### Recorded data

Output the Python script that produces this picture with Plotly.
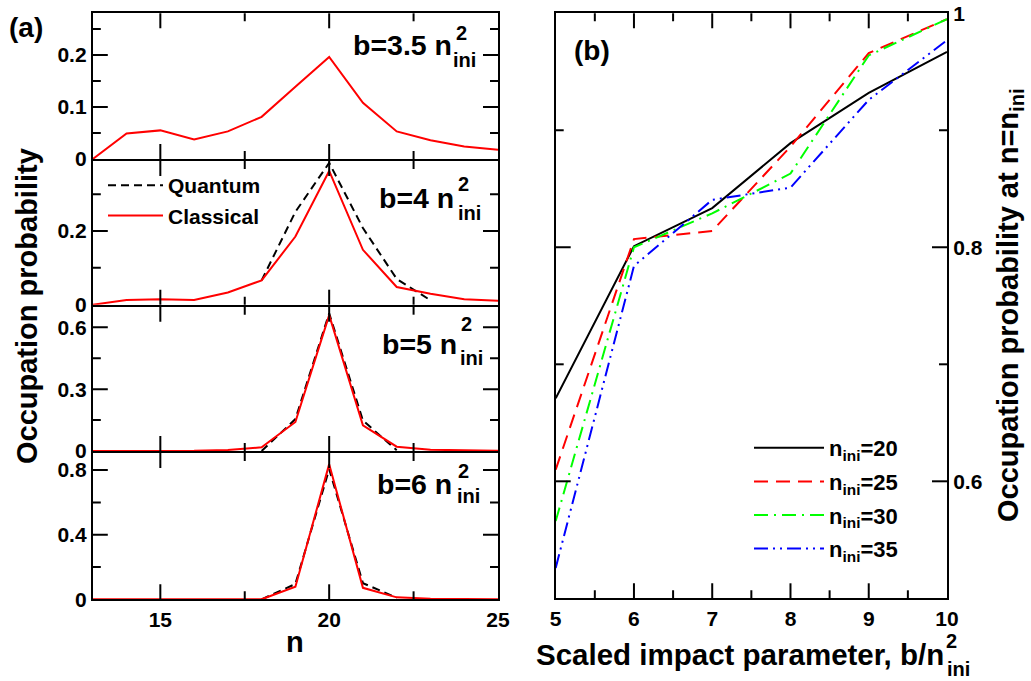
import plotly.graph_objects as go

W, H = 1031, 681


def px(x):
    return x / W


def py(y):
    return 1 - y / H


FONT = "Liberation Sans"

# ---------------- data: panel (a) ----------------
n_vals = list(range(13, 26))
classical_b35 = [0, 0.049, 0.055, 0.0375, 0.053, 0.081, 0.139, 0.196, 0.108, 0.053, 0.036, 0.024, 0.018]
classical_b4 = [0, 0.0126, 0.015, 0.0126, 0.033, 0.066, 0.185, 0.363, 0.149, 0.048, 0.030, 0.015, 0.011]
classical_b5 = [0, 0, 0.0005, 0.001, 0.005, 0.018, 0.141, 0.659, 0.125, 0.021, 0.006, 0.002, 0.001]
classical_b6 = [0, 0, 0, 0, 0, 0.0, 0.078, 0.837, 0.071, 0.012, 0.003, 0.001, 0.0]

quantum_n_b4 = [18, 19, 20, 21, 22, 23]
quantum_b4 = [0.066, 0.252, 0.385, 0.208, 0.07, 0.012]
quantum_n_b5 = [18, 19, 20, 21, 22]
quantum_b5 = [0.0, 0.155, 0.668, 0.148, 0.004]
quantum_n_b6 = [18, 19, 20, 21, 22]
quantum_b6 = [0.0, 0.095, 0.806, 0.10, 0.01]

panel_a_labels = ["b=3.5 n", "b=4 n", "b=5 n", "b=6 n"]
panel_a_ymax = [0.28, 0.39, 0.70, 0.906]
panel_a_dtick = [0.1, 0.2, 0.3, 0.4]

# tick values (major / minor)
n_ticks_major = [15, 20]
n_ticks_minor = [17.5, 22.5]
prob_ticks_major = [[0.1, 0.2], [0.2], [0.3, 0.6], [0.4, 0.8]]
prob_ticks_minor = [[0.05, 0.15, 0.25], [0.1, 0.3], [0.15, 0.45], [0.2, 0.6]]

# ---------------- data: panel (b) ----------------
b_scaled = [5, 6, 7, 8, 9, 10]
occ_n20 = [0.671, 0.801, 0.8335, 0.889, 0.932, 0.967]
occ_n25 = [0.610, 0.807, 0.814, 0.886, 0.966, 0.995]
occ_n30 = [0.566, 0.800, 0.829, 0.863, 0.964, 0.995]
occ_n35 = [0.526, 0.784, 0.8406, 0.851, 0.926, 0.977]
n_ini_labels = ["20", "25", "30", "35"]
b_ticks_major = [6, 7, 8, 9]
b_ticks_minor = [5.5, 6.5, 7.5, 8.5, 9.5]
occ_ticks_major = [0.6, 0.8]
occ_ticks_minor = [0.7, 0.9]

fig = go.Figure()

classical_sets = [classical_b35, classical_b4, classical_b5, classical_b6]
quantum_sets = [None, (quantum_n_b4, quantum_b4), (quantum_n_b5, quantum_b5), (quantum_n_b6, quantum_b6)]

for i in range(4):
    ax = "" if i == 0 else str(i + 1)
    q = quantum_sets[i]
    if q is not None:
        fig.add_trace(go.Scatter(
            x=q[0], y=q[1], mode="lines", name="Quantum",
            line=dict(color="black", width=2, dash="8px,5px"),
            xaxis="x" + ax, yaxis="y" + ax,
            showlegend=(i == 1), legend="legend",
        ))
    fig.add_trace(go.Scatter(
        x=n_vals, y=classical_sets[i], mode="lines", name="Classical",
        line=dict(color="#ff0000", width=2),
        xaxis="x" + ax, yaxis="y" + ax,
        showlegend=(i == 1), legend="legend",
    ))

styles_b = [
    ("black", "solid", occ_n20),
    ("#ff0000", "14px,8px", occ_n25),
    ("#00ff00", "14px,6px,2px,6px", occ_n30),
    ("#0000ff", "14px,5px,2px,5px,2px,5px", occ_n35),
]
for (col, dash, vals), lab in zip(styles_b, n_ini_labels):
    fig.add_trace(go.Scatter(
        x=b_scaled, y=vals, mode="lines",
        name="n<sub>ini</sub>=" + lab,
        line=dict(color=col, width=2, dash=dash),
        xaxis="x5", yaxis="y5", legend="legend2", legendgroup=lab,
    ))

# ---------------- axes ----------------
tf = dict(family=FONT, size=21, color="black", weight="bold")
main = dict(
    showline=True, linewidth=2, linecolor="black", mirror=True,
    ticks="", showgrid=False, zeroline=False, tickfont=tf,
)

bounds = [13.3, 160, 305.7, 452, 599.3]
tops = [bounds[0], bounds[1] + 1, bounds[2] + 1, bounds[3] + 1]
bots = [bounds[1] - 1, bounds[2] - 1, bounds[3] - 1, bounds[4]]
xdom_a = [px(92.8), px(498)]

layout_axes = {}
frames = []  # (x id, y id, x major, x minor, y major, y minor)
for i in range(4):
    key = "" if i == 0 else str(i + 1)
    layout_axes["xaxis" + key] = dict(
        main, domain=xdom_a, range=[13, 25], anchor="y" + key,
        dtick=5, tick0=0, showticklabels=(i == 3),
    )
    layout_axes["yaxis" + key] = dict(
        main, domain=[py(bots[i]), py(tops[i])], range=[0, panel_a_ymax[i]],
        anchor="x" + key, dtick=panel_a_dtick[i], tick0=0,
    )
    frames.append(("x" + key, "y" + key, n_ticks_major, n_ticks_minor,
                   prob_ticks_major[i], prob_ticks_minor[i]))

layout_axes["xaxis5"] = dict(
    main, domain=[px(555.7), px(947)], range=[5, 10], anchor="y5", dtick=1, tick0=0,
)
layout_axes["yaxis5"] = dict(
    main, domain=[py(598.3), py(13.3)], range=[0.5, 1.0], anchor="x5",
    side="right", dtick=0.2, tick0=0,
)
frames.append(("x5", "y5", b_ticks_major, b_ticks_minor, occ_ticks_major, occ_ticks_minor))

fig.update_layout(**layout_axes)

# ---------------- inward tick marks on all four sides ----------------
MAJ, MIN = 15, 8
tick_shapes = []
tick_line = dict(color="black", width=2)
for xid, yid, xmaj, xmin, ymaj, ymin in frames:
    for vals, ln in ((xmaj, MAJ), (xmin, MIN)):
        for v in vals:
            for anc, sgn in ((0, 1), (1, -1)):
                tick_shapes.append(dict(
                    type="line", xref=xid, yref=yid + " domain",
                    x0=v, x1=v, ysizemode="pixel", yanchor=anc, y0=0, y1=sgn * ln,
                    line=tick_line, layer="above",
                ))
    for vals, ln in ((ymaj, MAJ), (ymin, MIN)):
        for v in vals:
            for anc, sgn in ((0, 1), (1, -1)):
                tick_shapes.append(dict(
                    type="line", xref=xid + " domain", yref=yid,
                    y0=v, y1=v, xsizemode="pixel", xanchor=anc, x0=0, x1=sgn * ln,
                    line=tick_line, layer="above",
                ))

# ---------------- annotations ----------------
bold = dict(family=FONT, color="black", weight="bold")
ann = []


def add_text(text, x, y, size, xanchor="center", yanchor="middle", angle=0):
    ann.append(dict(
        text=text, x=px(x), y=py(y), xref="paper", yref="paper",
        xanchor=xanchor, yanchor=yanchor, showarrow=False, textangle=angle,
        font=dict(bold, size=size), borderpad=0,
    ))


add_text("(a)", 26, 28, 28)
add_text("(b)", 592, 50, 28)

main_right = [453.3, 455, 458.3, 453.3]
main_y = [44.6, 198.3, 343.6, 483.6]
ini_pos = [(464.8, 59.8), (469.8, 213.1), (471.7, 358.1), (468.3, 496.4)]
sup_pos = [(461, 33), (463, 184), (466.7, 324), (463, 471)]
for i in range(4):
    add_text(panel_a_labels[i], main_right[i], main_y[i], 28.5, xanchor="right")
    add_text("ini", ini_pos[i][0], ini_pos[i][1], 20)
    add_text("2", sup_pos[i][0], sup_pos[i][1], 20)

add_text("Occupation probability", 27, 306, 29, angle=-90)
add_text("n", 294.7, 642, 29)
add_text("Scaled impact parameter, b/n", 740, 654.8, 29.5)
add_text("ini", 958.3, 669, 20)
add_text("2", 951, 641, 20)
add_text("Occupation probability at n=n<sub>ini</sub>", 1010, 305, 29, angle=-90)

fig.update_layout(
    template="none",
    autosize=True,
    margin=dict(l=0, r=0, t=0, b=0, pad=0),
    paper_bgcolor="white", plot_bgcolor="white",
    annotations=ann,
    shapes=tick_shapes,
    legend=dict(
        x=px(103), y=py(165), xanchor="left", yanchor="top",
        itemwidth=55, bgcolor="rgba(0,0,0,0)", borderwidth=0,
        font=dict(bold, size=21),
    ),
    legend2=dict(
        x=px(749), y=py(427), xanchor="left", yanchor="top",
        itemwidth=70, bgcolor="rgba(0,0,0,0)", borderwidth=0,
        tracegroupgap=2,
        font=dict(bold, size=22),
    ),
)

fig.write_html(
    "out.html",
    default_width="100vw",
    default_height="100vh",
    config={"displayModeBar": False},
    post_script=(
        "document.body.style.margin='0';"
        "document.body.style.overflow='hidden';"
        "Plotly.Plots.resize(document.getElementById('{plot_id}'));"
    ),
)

### Exercise prompt
Return nothing but the lines running from the start of the data to the line with "0.45], [0.2, 0.6]]", please, both ends included and no pictures.

### Solution
Output the Python script that produces this picture with Plotly.
import plotly.graph_objects as go

W, H = 1031, 681


def px(x):
    return x / W


def py(y):
    return 1 - y / H


FONT = "Liberation Sans"

# ---------------- data: panel (a) ----------------
n_vals = list(range(13, 26))
classical_b35 = [0, 0.049, 0.055, 0.0375, 0.053, 0.081, 0.139, 0.196, 0.108, 0.053, 0.036, 0.024, 0.018]
classical_b4 = [0, 0.0126, 0.015, 0.0126, 0.033, 0.066, 0.185, 0.363, 0.149, 0.048, 0.030, 0.015, 0.011]
classical_b5 = [0, 0, 0.0005, 0.001, 0.005, 0.018, 0.141, 0.659, 0.125, 0.021, 0.006, 0.002, 0.001]
classical_b6 = [0, 0, 0, 0, 0, 0.0, 0.078, 0.837, 0.071, 0.012, 0.003, 0.001, 0.0]

quantum_n_b4 = [18, 19, 20, 21, 22, 23]
quantum_b4 = [0.066, 0.252, 0.385, 0.208, 0.07, 0.012]
quantum_n_b5 = [18, 19, 20, 21, 22]
quantum_b5 = [0.0, 0.155, 0.668, 0.148, 0.004]
quantum_n_b6 = [18, 19, 20, 21, 22]
quantum_b6 = [0.0, 0.095, 0.806, 0.10, 0.01]

panel_a_labels = ["b=3.5 n", "b=4 n", "b=5 n", "b=6 n"]
panel_a_ymax = [0.28, 0.39, 0.70, 0.906]
panel_a_dtick = [0.1, 0.2, 0.3, 0.4]

# tick values (major / minor)
n_ticks_major = [15, 20]
n_ticks_minor = [17.5, 22.5]
prob_ticks_major = [[0.1, 0.2], [0.2], [0.3, 0.6], [0.4, 0.8]]
prob_ticks_minor = [[0.05, 0.15, 0.25], [0.1, 0.3], [0.15, 0.45], [0.2, 0.6]]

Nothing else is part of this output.